If you hire in South Africa without a written remote work policy, you don’t just risk confusion – you risk delays, payroll issues, and data trouble.

I’d boil the whole article down to this: a remote work policy sets the rules for hours, handoffs, ownership, security, and compliance before problems start. That matters even more across U.S. and South Africa teams, where time gaps, South African and North American labor laws, and data laws can turn small gaps into missed deadlines or legal costs.

Here’s the short version:

  • Productivity drops when work hours, response times, and task tracking aren’t written down.
  • Accountability slips when no one knows who owns a task or when to escalate.
  • Compliance risk grows when policies don’t cover overtime, worker status, tax exposure, and POPIA data rules.
  • 85% of companies say communication barriers are their main offshore challenge.
  • About 30% of outsourcing relationships fail in the first year, and the issue is often the work setup, not the people.

If I were setting this up, I’d make sure the policy covers:

  • daily overlap hours between teams
  • what “done” means for each task
  • which tool tracks work
  • response times by channel
  • decision rights and escalation steps
  • weekly hours, overtime, and leave rules
  • VPN, MFA, device, and file storage rules
  • payroll, tax, and contract terms

The main point: offshore hiring works better when the rules are written down early, attached to contracts, and used in onboarding from day one.
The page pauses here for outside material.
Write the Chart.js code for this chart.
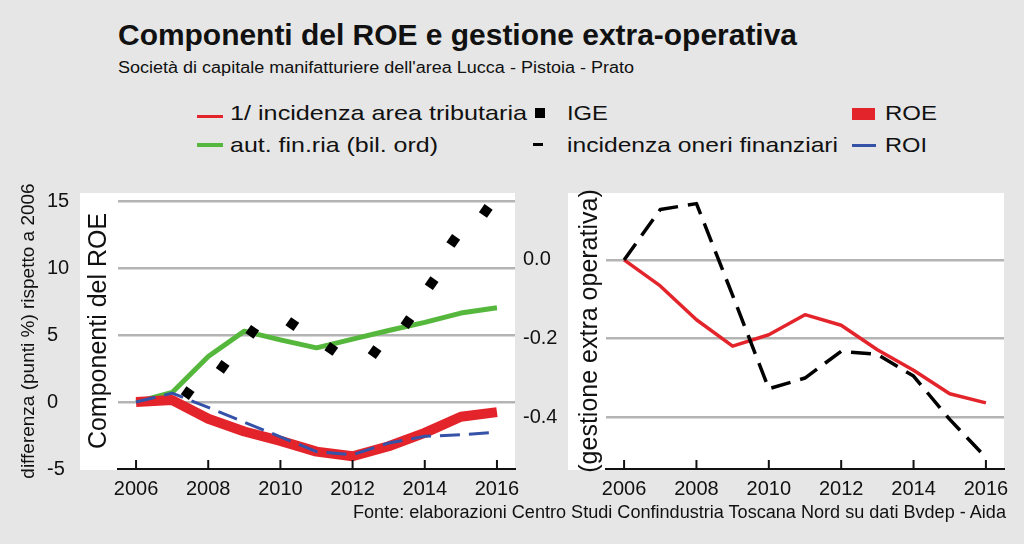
<!DOCTYPE html>
<html>
<head>
<meta charset="utf-8">
<script src="https://cdn.jsdelivr.net/npm/chart.js@4"></script>
<style>
  html, body { margin: 0; padding: 0; }
  body { width: 1024px; height: 544px; background: #e6e6e6; position: relative; overflow: hidden;
         font-family: 'Liberation Sans', Arial, sans-serif; color: #111; }
  .t { position: absolute; white-space: nowrap; transform-origin: left center; }
  .sym { position: absolute; }
  canvas { position: absolute; }
</style>
</head>
<body>
<!-- titolo -->
<div class="t" data-w="679" style="left:118px; top:18px; font-size:29px; line-height:34px; font-weight:bold;">Componenti del ROE e gestione extra-operativa</div>
<div class="t" data-w="516" style="left:118px; top:58px; font-size:16px; line-height:20px;">Società di capitale manifatturiere dell'area Lucca - Pistoia - Prato</div>

<!-- legenda -->
<div class="sym" style="left:197px; top:115px; width:26px; height:3px; background:#e4242b;"></div>
<div class="t" data-w="297" style="left:230px; top:101px; font-size:21px; line-height:24px;">1/ incidenza area tributaria</div>
<div class="sym" style="left:197px; top:143px; width:26px; height:4px; background:#55b83c;"></div>
<div class="t" data-w="208" style="left:230px; top:133px; font-size:21px; line-height:24px;">aut. fin.ria (bil. ord)</div>
<div class="sym" style="left:535px; top:108px; width:10px; height:10px; background:#000;"></div>
<div class="t" data-w="41" style="left:567px; top:101px; font-size:21px; line-height:24px;">IGE</div>
<div class="sym" style="left:533px; top:143px; width:10px; height:3px; background:#000;"></div>
<div class="t" data-w="271" style="left:567px; top:133px; font-size:21px; line-height:24px;">incidenza oneri finanziari</div>
<div class="sym" style="left:852px; top:108px; width:23px; height:12px; background:#e4242b;"></div>
<div class="t" data-w="52" style="left:885px; top:101px; font-size:21px; line-height:24px;">ROE</div>
<div class="sym" style="left:852px; top:144px; width:24px; height:3px; background:#3552a8;"></div>
<div class="t" data-w="42" style="left:885px; top:133px; font-size:21px; line-height:24px;">ROI</div>

<canvas id="leftChart" width="522" height="340" style="left:0px; top:170px;"></canvas>
<canvas id="rightChart" width="501" height="340" style="left:523px; top:170px;"></canvas>

<div class="t" data-w="653" style="left:353px; top:501px; font-size:18px; line-height:22px;">Fonte: elaborazioni Centro Studi Confindustria Toscana Nord su dati Bvdep - Aida</div>

<script>
// ---- dati ----
const years = [2006, 2007, 2008, 2009, 2010, 2011, 2012, 2013, 2014, 2015, 2016];
const tickYears = [2006, 2008, 2010, 2012, 2014, 2016];

// pannello sinistro: componenti del ROE (diff. in punti % rispetto al 2006)
const roe   = [0, 0.15, -1.25, -2.2, -2.9, -3.7, -4.05, -3.3, -2.3, -1.1, -0.75];
const roi   = [0, 0.67, -0.4, -1.5, -2.6, -3.7, -3.93, -3.06, -2.56, -2.44, -2.24];
const autFin = [0, 0.72, 3.4, 5.3, 4.65, 4.05, 4.7, 5.35, 5.95, 6.65, 7.05];
// IGE disegnato come puntini: posizioni
const igeX = [2007.43, 2008.40, 2009.22, 2010.33, 2011.41, 2012.61, 2013.52, 2014.19, 2014.79, 2015.69];
const igeY = [0.67, 2.63, 5.25, 5.83, 3.97, 3.73, 5.97, 8.88, 12.04, 14.28];
const leftTicks = [-5, 0, 5, 10, 15];

// pannello destro: gestione extra operativa
const tributaria = [0, -0.066, -0.152, -0.219, -0.19, -0.139, -0.166, -0.228, -0.28, -0.34, -0.363];
const oneriFin   = [0, 0.128, 0.143, -0.09, -0.327, -0.3, -0.232, -0.24, -0.295, -0.405, -0.502];
const rightTicks = [-0.4, -0.2, 0.0];

const RED = '#e4242b', GREEN = '#55b83c', BLUE = '#3552a8', GRID = '#b4b4b4';
const FONT = "'Liberation Sans', Arial, sans-serif";

const toXY = (xs, ys) => xs.map((x, i) => ({ x: x, y: ys[i] }));

// sfondo bianco del pannello (comprende il titolo interno)
const panelBg = {
    id: 'panelBg',
    beforeDraw(chart) {
        const { ctx, chartArea, scales } = chart;
        ctx.save();
        ctx.fillStyle = '#fff';
        const x0 = scales.yInner.left;
        ctx.fillRect(x0, chartArea.top, chartArea.right - x0, chartArea.bottom - chartArea.top + 1);
        ctx.restore();
    }
};

// tacche dell'asse x verso l'interno
const innerTicks = {
    id: 'innerTicks',
    afterDraw(chart) {
        const { ctx, chartArea, scales: { x } } = chart;
        ctx.save();
        ctx.strokeStyle = '#111';
        ctx.lineWidth = 2;
        tickYears.forEach(v => {
            const px = x.getPixelForValue(v);
            ctx.beginPath();
            ctx.moveTo(px, chartArea.bottom);
            ctx.lineTo(px, chartArea.bottom - 9);
            ctx.stroke();
        });
        ctx.restore();
    }
};

function xScale() {
    return {
        type: 'linear', min: 2005.5, max: 2016.5,
        grid: { display: false, drawTicks: false },
        border: { display: true, color: '#111', width: 2 },
        afterBuildTicks: s => { s.ticks = tickYears.map(v => ({ value: v })); },
        afterFit: s => { s.height = 41; s.paddingLeft = 0; s.paddingRight = 0; },
        ticks: { color: '#111', padding: 8, font: { family: FONT, size: 20 }, callback: v => String(v), maxRotation: 0 }
    };
}

function yScale(min, max, ticks, width, fmt, minHidden) {
    return {
        type: 'linear', position: 'left', weight: 1, min: min, max: max,
        border: { display: false },
        grid: { drawTicks: false, lineWidth: 2.5,
                color: c => (c.tick && c.tick.value === minHidden) ? 'rgba(0,0,0,0)' : GRID },
        afterBuildTicks: s => { s.ticks = ticks.map(v => ({ value: v })); },
        afterFit: s => { s.width = width; s.paddingTop = 0; s.paddingBottom = 0; },
        ticks: { color: '#111', crossAlign: 'far', padding: 0, font: { family: FONT, size: 20 }, callback: fmt }
    };
}

function titleAxis(text, size, pad, width, weight) {
    return {
        type: 'linear', position: 'left', weight: weight, display: true,
        grid: { display: false, drawTicks: false }, border: { display: false },
        ticks: { display: false },
        afterFit: s => { s.width = width; },
        title: { display: true, text: text, color: '#111', padding: { top: pad, bottom: 0 },
                 font: { family: FONT, size: size } }
    };
}

const common = {
    responsive: false,
    animation: false,
    plugins: { legend: { display: false }, tooltip: { enabled: false } },
    elements: { line: { tension: 0, borderCapStyle: 'butt', borderJoinStyle: 'round' }, point: { radius: 0 } }
};

new Chart(document.getElementById('leftChart'), {
    type: 'line',
    data: {
        datasets: [
            { label: 'IGE', data: toXY(igeX, igeY), showLine: false, order: 0,
              pointStyle: 'rect', pointRadius: 7, pointRotation: 35,
              pointBackgroundColor: '#000', pointBorderWidth: 0 },
            { label: 'ROI', data: toXY(years, roi), borderColor: BLUE, borderWidth: 3,
              borderDash: [20, 9], order: 1 },
            { label: 'ROE', data: toXY(years, roe), borderColor: RED, borderWidth: 10, order: 2 },
            { label: 'aut. fin.ria (bil. ord)', data: toXY(years, autFin), borderColor: GREEN,
              borderWidth: 5, order: 3 }
        ]
    },
    options: Object.assign({}, common, {
        layout: { padding: { top: 23, right: 5, left: 0, bottom: 0 } },
        scales: {
            x: xScale(),
            y: yScale(-5, 15.62, leftTicks, 33, v => String(v), -5),
            yOuter: titleAxis('differenza (punti %) rispetto a 2006', 19, 17, 47, 2),
            yInner: titleAxis('Componenti del ROE', 25, 4, 38, 0)
        }
    }),
    plugins: [panelBg, innerTicks]
});

new Chart(document.getElementById('rightChart'), {
    type: 'line',
    data: {
        datasets: [
            { label: 'incidenza oneri finanziari', data: toXY(years, oneriFin), borderColor: '#000',
              borderWidth: 3.5, borderDash: [20, 10], order: 0 },
            { label: '1/ incidenza area tributaria', data: toXY(years, tributaria), borderColor: RED,
              borderWidth: 3.5, order: 1 }
        ]
    },
    options: Object.assign({}, common, {
        layout: { padding: { top: 23, right: 20, left: 0, bottom: 0 } },
        scales: {
            x: xScale(),
            y: yScale(-0.531, 0.17, rightTicks, 45, v => v.toFixed(1), null),
            yInner: titleAxis('(gestione extra operativa)', 25, 7, 38, 0)
        }
    }),
    plugins: [panelBg, innerTicks]
});

// adatta la larghezza dei testi HTML a quella del riferimento
document.querySelectorAll('[data-w]').forEach(el => {
    const w = el.getBoundingClientRect().width;
    if (w > 0) el.style.transform = 'scaleX(' + (el.dataset.w / w) + ')';
});
</script>
</body>
</html>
Productivity problems caused by unclear remote work rules

Misaligned schedules, slow approvals, and broken handoffs

When approval paths aren’t written down, one unanswered question can stop work for an entire day. And when escalation paths live only in someone’s head, offshore teams can lose a full workday waiting for a decision.

Verbal-only handoffs make the problem worse. Informal instructions passed across time zones are easy to misread. Context drops out, requirements get misunderstood, and rework follows. The main issue isn’t offshore hiring itself. It’s an undocumented workflow.

Once handoffs start dragging, the next issue shows up fast: who owns each task, and how progress gets reported.

Unclear goals and inconsistent tools reduce output

If "done" isn’t defined, teams ship incomplete work and set off more rework. That gray area turns into repeat cycles that chip away at the cost savings of offshore hiring.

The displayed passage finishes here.